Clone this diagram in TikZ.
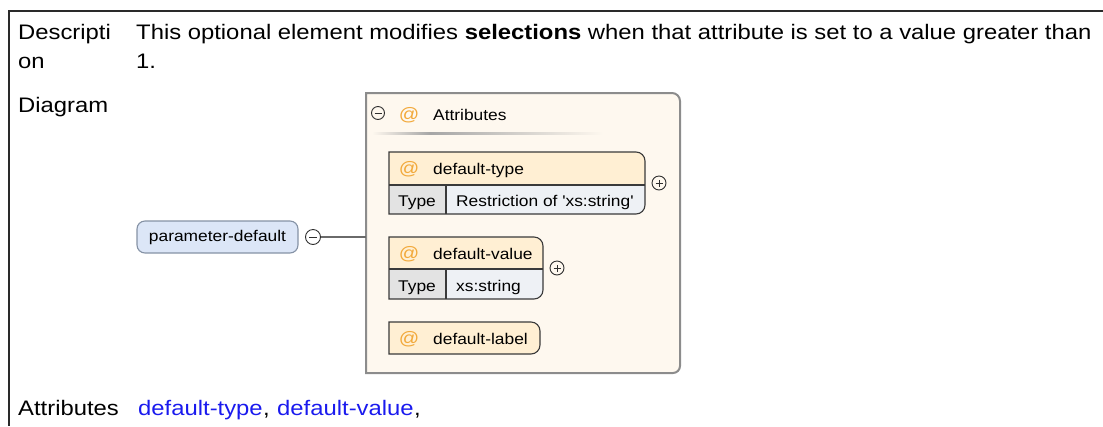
\documentclass[tikz,border=0pt]{standalone}
\usepackage{fontspec}
\setmainfont{Liberation Sans}[FakeStretch=1.135]
\newfontfamily\dfont{Liberation Sans}[FakeStretch=1.12]

\definecolor{framec}{HTML}{2A2A2A}
\definecolor{linkc}{HTML}{1A1AEE}
\definecolor{groupfill}{HTML}{FEF8EF}
\definecolor{groupline}{HTML}{8C8C8C}
\definecolor{hdrfill}{HTML}{FFEFD3}
\definecolor{typefill}{HTML}{E3E3E3}
\definecolor{valfill}{HTML}{EEF1F5}
\definecolor{boxline}{HTML}{3A3A3A}
\definecolor{elemfill}{HTML}{DCE6F7}
\definecolor{elemline}{HTML}{8592A5}
\definecolor{atc}{HTML}{F2A93B}
\definecolor{iconc}{HTML}{2F2F2F}
\definecolor{wirec}{HTML}{6A6A6A}

\begin{document}
\begin{tikzpicture}[x=1bp,y=-1bp,
  frame/.style={draw=framec,line width=2bp},
  rowlabel/.style={anchor=base west,inner sep=0pt,font=\fontsize{21bp}{25bp}\selectfont},
  linktext/.style={rowlabel,text=linkc},
  dtext/.style={anchor=base west,inner sep=0pt,font=\dfont\fontsize{15.5bp}{18bp}\selectfont},
  attext/.style={anchor=base,inner sep=0pt,text=atc,font=\dfont\fontsize{18bp}{20bp}\selectfont},
  attrline/.style={draw=boxline,line width=1.1bp},
  icon/.style={circle,draw=iconc,line width=0.9bp,inner sep=0pt,minimum size=#1},
  icon/.default=13bp,
  iconbar/.style={draw=iconc,line width=0.9bp},
]
\useasboundingbox (0,0) rectangle (1103,426);

% table frame
\draw[frame] (8,11) -- (1103,11);
\draw[frame] (9,10) -- (9,426);

% row labels and description
\node[rowlabel] (lblDesc1) at (18,39) {Descripti};
\node[rowlabel] (lblDesc2) at (18,68) {on};
\node[rowlabel] (descText1) at (136,39) {This optional element modifies \textbf{selections} when that attribute is set to a value greater than};
\node[rowlabel] (descText2) at (136,68) {1.};
\node[rowlabel] (lblDiagram) at (18,112) {Diagram};
\node[rowlabel] (lblAttrs) at (18,415) {Attributes};
\node[linktext] (linkType) at (138,415) {default-type};
\node[rowlabel] (comma1) at (linkType.base east) {,};
\node[linktext] (linkValue) at (277,415) {default-value};
\node[rowlabel] (comma2) at (linkValue.base east) {,};

% attribute group container
\draw[draw=groupline,fill=groupfill,line width=2bp]
  (366,93) -- (672,93) arc(-90:0:8) -- (680,366) arc(0:90:7) -- (366,373) -- cycle;
\node[icon] (grpMinus) at (378,113) {};
\draw[iconbar] ([xshift=-3.5bp]grpMinus.center) -- ([xshift=3.5bp]grpMinus.center);
\node[attext] (grpAt) at (409,120) {@};
\node[dtext] (grpTitle) at (433,120) {Attributes};
\shade[left color=groupfill,right color=gray!70] (372,132) rectangle (430,134);
\shade[left color=gray!70,right color=groupfill] (430,132) rectangle (603,134);

% element node
\node[draw=elemline,fill=elemfill,line width=1.1bp,rounded corners=8bp,
      minimum width=161bp,minimum height=32bp,inner sep=0pt,
      font=\dfont\fontsize{15.5bp}{18bp}\selectfont] (elem) at (217.5,237) {parameter-default};
\node[icon=15bp] (elemMinus) at (313,237) {};
\draw[iconbar] ([xshift=-4bp]elemMinus.center) -- ([xshift=4bp]elemMinus.center);
\coordinate (grpLeft) at (366,237);
\draw[draw=wirec,line width=2bp] (elemMinus.east) -- (grpLeft);

% attribute default-type
\fill[hdrfill] (389,185) -- (389,152) -- (636,152) arc(-90:0:9) -- (645,185) -- cycle;
\fill[typefill] (389,185) rectangle (446,214);
\fill[valfill] (446,185) -- (645,185) -- (645,205) arc(0:90:9) -- (446,214) -- cycle;
\draw[attrline] (389,152) -- (636,152) arc(-90:0:9) -- (645,205) arc(0:90:9) -- (389,214) -- cycle;
\draw[attrline] (389,185) -- (645,185);
\draw[attrline] (446,185) -- (446,214);
\node[attext] (atType) at (409,174) {@};
\node[dtext] (nameType) at (433,174) {default-type};
\node[dtext] (kwType1) at (398,206) {Type};
\node[dtext] (valType1) at (456,206) {Restriction of 'xs:string'};
\node[icon=14bp] (plusType) at (659,183) {};
\draw[iconbar] ([xshift=-3.5bp]plusType.center) -- ([xshift=3.5bp]plusType.center);
\draw[iconbar] ([yshift=-3.5bp]plusType.center) -- ([yshift=3.5bp]plusType.center);

% attribute default-value
\fill[hdrfill] (389,269) -- (389,237) -- (534,237) arc(-90:0:9) -- (543,269) -- cycle;
\fill[typefill] (389,269) rectangle (446,299);
\fill[valfill] (446,269) -- (543,269) -- (543,290) arc(0:90:9) -- (446,299) -- cycle;
\draw[attrline] (389,237) -- (534,237) arc(-90:0:9) -- (543,290) arc(0:90:9) -- (389,299) -- cycle;
\draw[attrline] (389,269) -- (543,269);
\draw[attrline] (446,269) -- (446,299);
\node[attext] (atValue) at (409,259) {@};
\node[dtext] (nameValue) at (433,259) {default-value};
\node[dtext] (kwType2) at (398,291) {Type};
\node[dtext] (valType2) at (456,291) {xs:string};
\node[icon=14bp] (plusValue) at (557,268) {};
\draw[iconbar] ([xshift=-3.5bp]plusValue.center) -- ([xshift=3.5bp]plusValue.center);
\draw[iconbar] ([yshift=-3.5bp]plusValue.center) -- ([yshift=3.5bp]plusValue.center);

% attribute default-label
\draw[attrline,fill=hdrfill] (389,322) -- (531,322) arc(-90:0:9) -- (540,345) arc(0:90:9) -- (389,354) -- cycle;
\node[attext] (atLabel) at (409,344) {@};
\node[dtext] (nameLabel) at (433,344) {default-label};
\end{tikzpicture}
\end{document}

-- Set problem --
Exactly as written, please give again the lines from the beginning of the listing through the line containing "(9,10) -- (9,426);", inclusive, without any pictures.

-- Output for this exercise --
Clone this diagram in TikZ.
\documentclass[tikz,border=0pt]{standalone}
\usepackage{fontspec}
\setmainfont{Liberation Sans}[FakeStretch=1.135]
\newfontfamily\dfont{Liberation Sans}[FakeStretch=1.12]

\definecolor{framec}{HTML}{2A2A2A}
\definecolor{linkc}{HTML}{1A1AEE}
\definecolor{groupfill}{HTML}{FEF8EF}
\definecolor{groupline}{HTML}{8C8C8C}
\definecolor{hdrfill}{HTML}{FFEFD3}
\definecolor{typefill}{HTML}{E3E3E3}
\definecolor{valfill}{HTML}{EEF1F5}
\definecolor{boxline}{HTML}{3A3A3A}
\definecolor{elemfill}{HTML}{DCE6F7}
\definecolor{elemline}{HTML}{8592A5}
\definecolor{atc}{HTML}{F2A93B}
\definecolor{iconc}{HTML}{2F2F2F}
\definecolor{wirec}{HTML}{6A6A6A}

\begin{document}
\begin{tikzpicture}[x=1bp,y=-1bp,
  frame/.style={draw=framec,line width=2bp},
  rowlabel/.style={anchor=base west,inner sep=0pt,font=\fontsize{21bp}{25bp}\selectfont},
  linktext/.style={rowlabel,text=linkc},
  dtext/.style={anchor=base west,inner sep=0pt,font=\dfont\fontsize{15.5bp}{18bp}\selectfont},
  attext/.style={anchor=base,inner sep=0pt,text=atc,font=\dfont\fontsize{18bp}{20bp}\selectfont},
  attrline/.style={draw=boxline,line width=1.1bp},
  icon/.style={circle,draw=iconc,line width=0.9bp,inner sep=0pt,minimum size=#1},
  icon/.default=13bp,
  iconbar/.style={draw=iconc,line width=0.9bp},
]
\useasboundingbox (0,0) rectangle (1103,426);

% table frame
\draw[frame] (8,11) -- (1103,11);
\draw[frame] (9,10) -- (9,426);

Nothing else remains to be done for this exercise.